How do remote jobs change the cost of living equation
Remote work lets you earn a higher-location wage while living in a cheaper place. That can dramatically improve savings rate but may come with non-financial trade-offs like being far from friends and family.
How to include irregular costs in monthly budgeting
Divide annual or irregular costs into monthly slices and add them to your recurring budget. This avoids one-time shocks like insurance renewals or holiday spending.
How do I choose which expenses to cut first
Cut low-satisfaction, high-cost items first. Keep spending that delivers high life value. Use the 80/20 rule: small changes that generate the biggest savings.
How much does location choice impact long-term financial independence
Location affects both costs and opportunities. A cheaper location lowers the required nest egg. A more expensive place might offer higher wages or better career prospects. Balance costs with income potential and quality of life.
How to plan cost of living for retirement
Estimate essential retirement expenses conservatively, include healthcare and travel aspirations, and add a buffer for inflation and uncertainty.

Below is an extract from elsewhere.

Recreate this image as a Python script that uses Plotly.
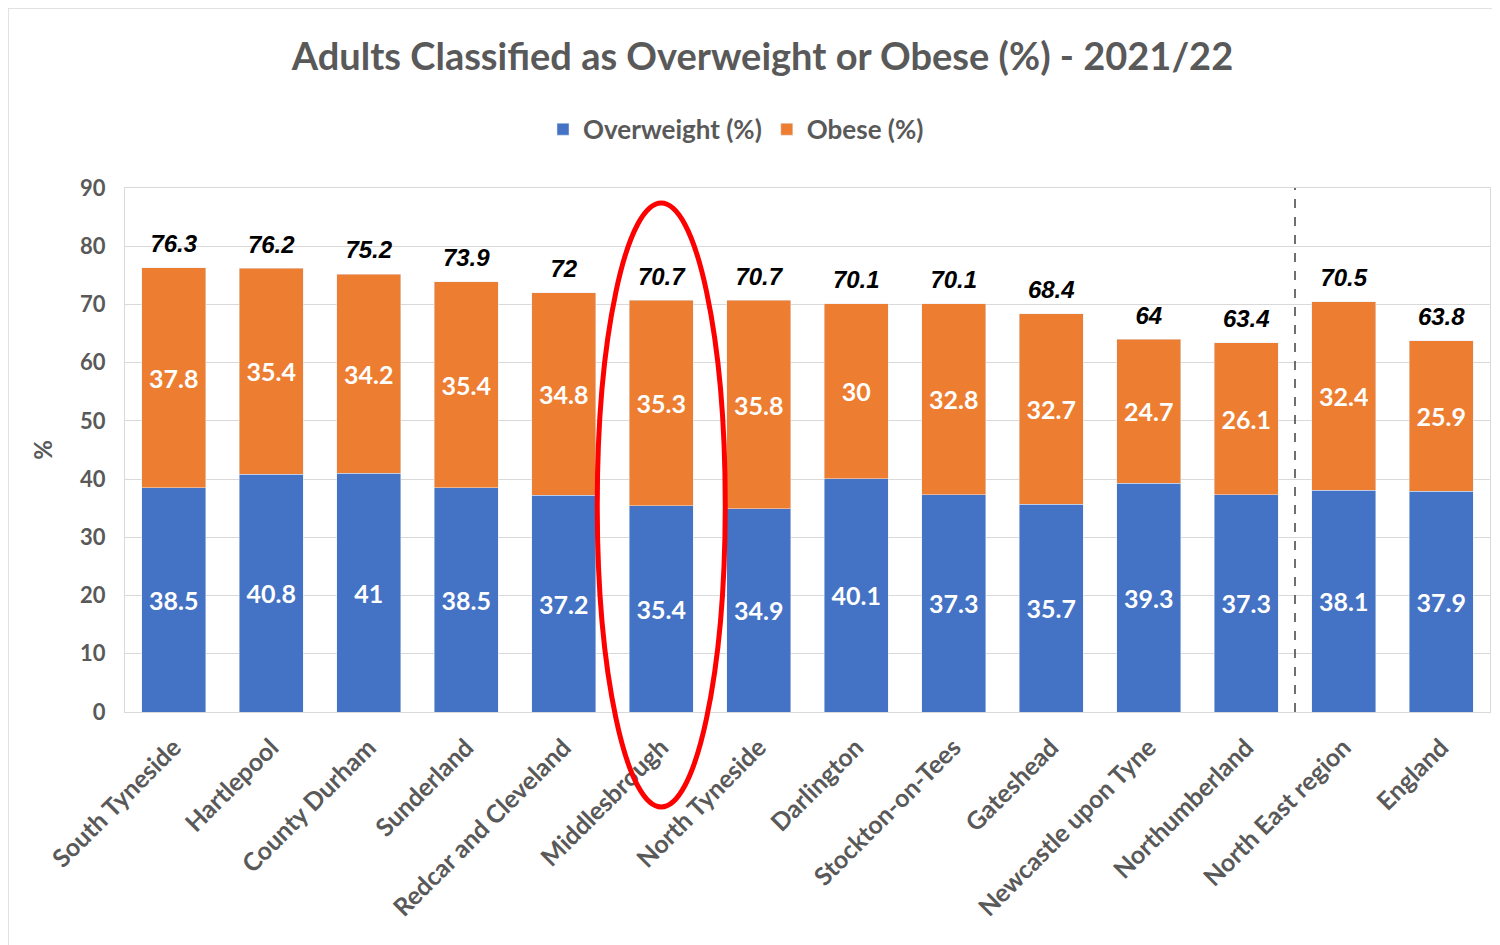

Use realistic withdrawal rules rather than optimistic best-case scenarios.
How to negotiate rent or bills
Know the local market, be polite, and offer flexible terms like a longer lease. For bills, call providers and ask for better deals — many companies keep retention offers off the website.
How should I think about lifestyle upgrades and cost of living
Upgrades are fine if they meaningfully increase life satisfaction. Plan them in your budget and consider them temporary experiments before making permanent changes.
Are cost of living and purchasing power parity the same
Purchasing power parity compares price levels across countries to show how much currency buys. Cost of living is your personal expense picture in a place. They’re related but serve different purposes.
How to keep living frugally without feeling deprived
Focus on high-value, low-cost experiences like time with people, nature, and hobbies that don’t require big spending. Automate savings so you don’t have to police every decision.
How do I balance short-term enjoyment and long-term savings
Budget for both. Use a proportion of income for fun and a fixed target for savings. That keeps life enjoyable while you build freedom.
How much will cutting small daily costs actually save
Small changes compound. Skipping a $5 coffee five times a week saves over $1,000 a year. Small wins support momentum and bigger choices.